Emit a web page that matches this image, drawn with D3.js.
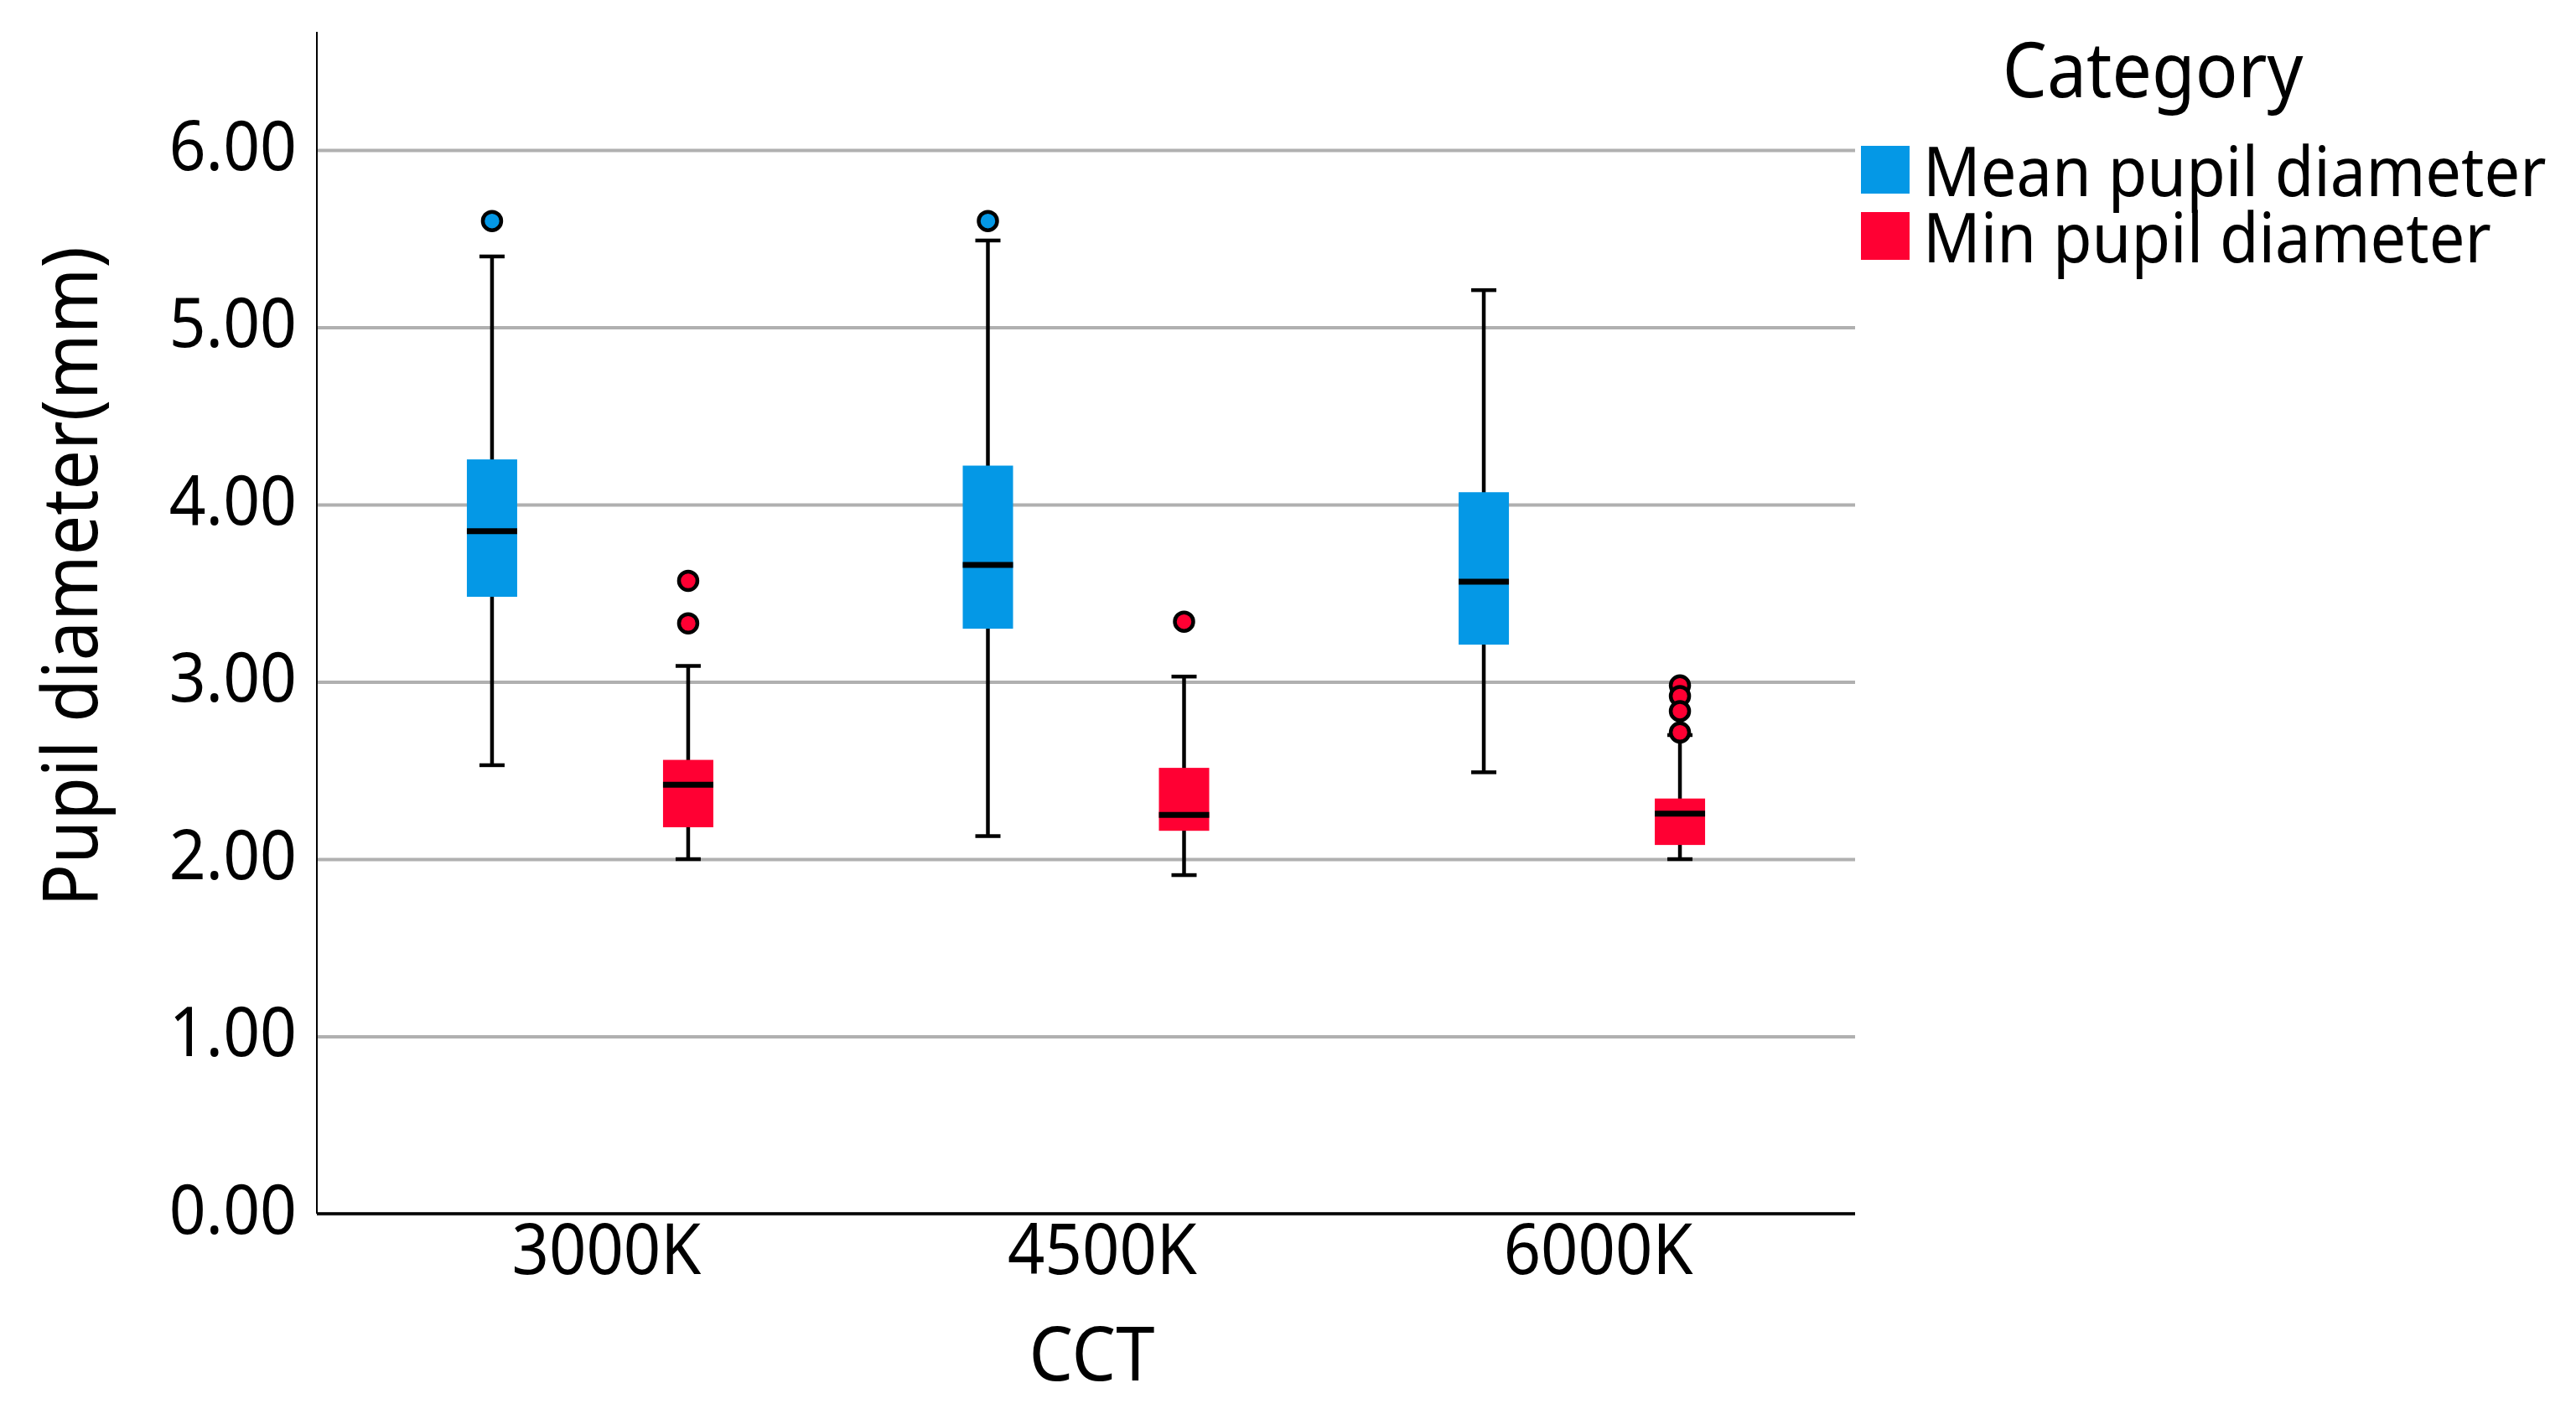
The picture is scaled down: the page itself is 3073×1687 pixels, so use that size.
<!DOCTYPE html>
<html>
<head>
<meta charset="utf-8">
<script src="https://cdn.jsdelivr.net/npm/d3@7"></script>
<style>
  html, body { margin: 0; padding: 0; background: #fff; }
  svg { display: block; }
  text { font-family: "Noto Sans", sans-serif; fill: #000; }
</style>
</head>
<body>
<svg id="chart" width="3073" height="1687"></svg>
<script>
// ---- data ----
const categories = ["3000K", "4500K", "6000K"];
const series = ["Mean pupil diameter", "Min pupil diameter"];
const seriesColors = ["#0498e6", "#ff0033"];

const meanLow      = [2.53, 2.13, 2.49];
const meanQ1       = [3.48, 3.30, 3.21];
const meanMedian   = [3.85, 3.66, 3.565];
const meanQ3       = [4.255, 4.22, 4.07];
const meanHigh     = [5.40, 5.49, 5.21];
const meanOutliers = [[5.60], [5.60], []];

const minLow       = [2.00, 1.91, 2.00];
const minQ1        = [2.18, 2.16, 2.08];
const minMedian    = [2.42, 2.25, 2.257];
const minQ3        = [2.56, 2.515, 2.342];
const minHigh      = [3.09, 3.03, 2.70];
const minOutliers  = [[3.57, 3.33], [3.34], [2.98, 2.92, 2.835, 2.715]];

const yTicks = [0, 1, 2, 3, 4, 5, 6];
const yTitle = "Pupil diameter(mm)";
const xTitle = "CCT";
const legendTitle = "Category";

(function () {
// ---- build records ----
const stats = [
  { low: meanLow, q1: meanQ1, med: meanMedian, q3: meanQ3, high: meanHigh, out: meanOutliers },
  { low: minLow, q1: minQ1, med: minMedian, q3: minQ3, high: minHigh, out: minOutliers }
];
const boxes = [];
categories.forEach((c, i) => {
  series.forEach((s, j) => {
    const st = stats[j];
    boxes.push({ cat: c, ser: s, color: seriesColors[j],
      low: st.low[i], q1: st.q1[i], med: st.med[i], q3: st.q3[i], high: st.high[i], out: st.out[i] });
  });
});

// ---- layout ----
const pLeft = 378, pRight = 2213, pTop = 38, pBottom = 1448;
const SX = 0.925; // horizontal text compression
const svg = d3.select("#chart");

const x = d3.scalePoint().domain(categories).range([pLeft, pRight]).padding(0.551);
const xs = d3.scalePoint().domain(series).range([-117, 117]);
const y = d3.scaleLinear().domain([0, 6.667]).range([pBottom, pTop]);
const boxW = 60, capW = 30;

// gridlines
svg.append("g")
  .attr("transform", `translate(${pLeft},0)`)
  .call(d3.axisLeft(y).tickValues(yTicks).tickSize(-(pRight - pLeft)).tickFormat(""))
  .call(g => g.select(".domain").remove())
  .call(g => g.selectAll("line").attr("stroke", "#b0b0b0").attr("stroke-width", 4));

// y axis
svg.append("g")
  .attr("transform", `translate(${pLeft},0)`)
  .call(d3.axisLeft(y).tickValues(yTicks).tickSize(0).tickFormat(d3.format(".2f")))
  .call(g => g.select(".domain").attr("stroke", "#000").attr("stroke-width", 2)
      .attr("d", `M0,${pTop}V${pBottom}`))
  .call(g => g.selectAll("text")
      .attr("x", null).attr("dy", null)
      .attr("text-anchor", "end")
      .attr("font-size", 83)
      .attr("font-family", "Noto Sans")
      .attr("transform", `translate(-24,23) scale(${SX},1)`));

// x axis
svg.append("g")
  .attr("transform", `translate(0,${pBottom})`)
  .call(d3.axisBottom(x).tickSize(0).tickFormat(d => d))
  .call(g => g.select(".domain").attr("stroke", "#000").attr("stroke-width", 3.5)
      .attr("d", `M${pLeft},0H${pRight}`))
  .call(g => g.selectAll("text")
      .attr("y", null).attr("dy", null)
      .attr("text-anchor", "middle")
      .attr("font-size", 84)
      .attr("font-family", "Noto Sans")
      .attr("transform", `translate(19,72) scale(${SX},1)`));

// boxes
const bx = svg.append("g").selectAll("g").data(boxes).join("g")
  .attr("transform", d => `translate(${x(d.cat) + xs(d.ser)},0)`);

bx.append("line")
  .attr("x1", 0).attr("x2", 0)
  .attr("y1", d => y(d.high)).attr("y2", d => y(d.low))
  .attr("stroke", "#000").attr("stroke-width", 4.5);
bx.append("line")
  .attr("x1", -capW / 2).attr("x2", capW / 2)
  .attr("y1", d => y(d.high)).attr("y2", d => y(d.high))
  .attr("stroke", "#000").attr("stroke-width", 4.5);
bx.append("line")
  .attr("x1", -capW / 2).attr("x2", capW / 2)
  .attr("y1", d => y(d.low)).attr("y2", d => y(d.low))
  .attr("stroke", "#000").attr("stroke-width", 4.5);
bx.append("rect")
  .attr("x", -boxW / 2).attr("width", boxW)
  .attr("y", d => y(d.q3)).attr("height", d => y(d.q1) - y(d.q3))
  .attr("fill", d => d.color);
bx.append("line")
  .attr("x1", -boxW / 2).attr("x2", boxW / 2)
  .attr("y1", d => y(d.med)).attr("y2", d => y(d.med))
  .attr("stroke", "#000").attr("stroke-width", 7);
bx.selectAll("circle").data(d => d.out.map(v => ({ v, color: d.color }))).join("circle")
  .attr("cx", 0).attr("cy", d => y(d.v)).attr("r", 11)
  .attr("fill", d => d.color).attr("stroke", "#000").attr("stroke-width", 4.5);

// axis titles
svg.append("text")
  .attr("text-anchor", "middle").attr("font-size", 90)
  .attr("transform", `translate(${(pLeft + pRight) / 2 + 7},1647) scale(${SX},1)`)
  .text(xTitle);
svg.append("text")
  .attr("text-anchor", "middle").attr("font-size", 91)
  .attr("transform", `translate(116,688) rotate(-90) scale(${SX},1)`)
  .text(yTitle);

// legend
const lg = svg.append("g");
lg.append("text")
  .attr("text-anchor", "middle").attr("font-size", 91)
  .attr("transform", `translate(2568,116) scale(${SX},1)`)
  .text(legendTitle);
const items = lg.selectAll("g.item").data(series).join("g").attr("class", "item")
  .attr("transform", (d, i) => `translate(2220,${174 + i * 79})`);
items.append("rect").attr("x", 0).attr("y", 0).attr("width", 58).attr("height", 57)
  .attr("fill", (d, i) => seriesColors[i]);
items.append("text")
  .attr("font-size", 82)
  .attr("transform", `translate(74,60) scale(${SX},1)`)
  .text(d => d);
})();
</script>
</body>
</html>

|---|

The problem: Gather all lines where the word "that" appears.

Output of the exercise:
Emit a web page that matches this image, drawn with D3.js.
The picture is scaled down: the page itself is 3073×1687 pixels, so use that size.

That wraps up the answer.